Then you're simply ignorant. Which is fine, because we can't all be experts at everything, but you need to realize that it limits how much useful insight you can have on this issue.
You cannot just "add an octet" to v4. v4 is hardcoded to a fixed address width of 4 octets. The header format is hardcoded with 4 octets for the src and dst addresses, and every single device out there (billions and billions of them) have v4 stacks which are hardcoded for 4 octets.
The telephone network is completely different. Telephone numbers have been variable length since the very beginning, which makes it easy to add extra digits. IPv4 isn't like that, at all.

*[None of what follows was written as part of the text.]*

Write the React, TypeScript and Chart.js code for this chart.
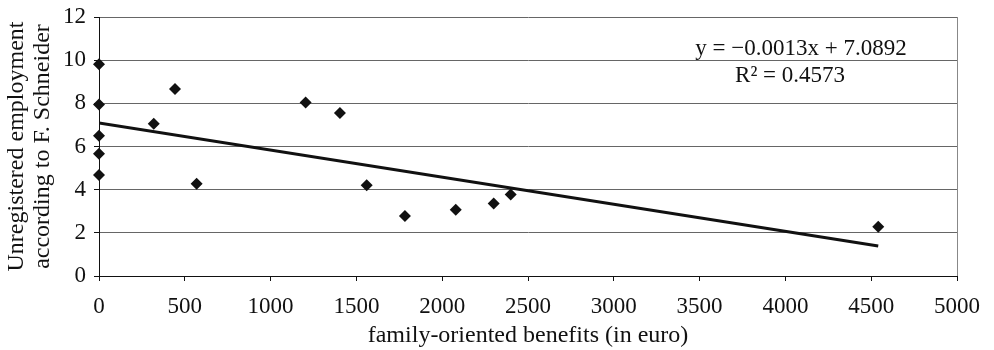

So what can you do? You can deploy a new IP protocol version which has bigger addresses... and that's exactly what we're already doing.
> People complain about IPv6 because it requires a complete redesign of their networks.
These people are wrong. It doesn't require a complete redesign of their networks. v6 is almost completely identical to v4 in most aspects, including network design. Subnetting and routing in v6 is identical to v4, and the way you design your networks with it is also the same. To get v6 onto your existing v4 network, you just put it there alongside the v4. Your router gets a:b:c:d::1 as well as a.b.c.1, and your hosts get a:b:c:d::x as well as a.b.c.x. Firewalling works the same. You use TCP and UDP like you do in v4, and those work the same too. No redesign is needed.
It didn't have to be this way. There were various proposed alternatives for next generation IP which had variable length addressing, a different routing model or more weird and wonderful features, but we went with a protocol that worked the same way as v4 did.
> 3. Come up with an easier solution that doesn't require a complete redesign of how networks work.
As mentioned, this is what we did. But you're right, people want a unicorn. Even when you do the exact things they suggest, they still complain.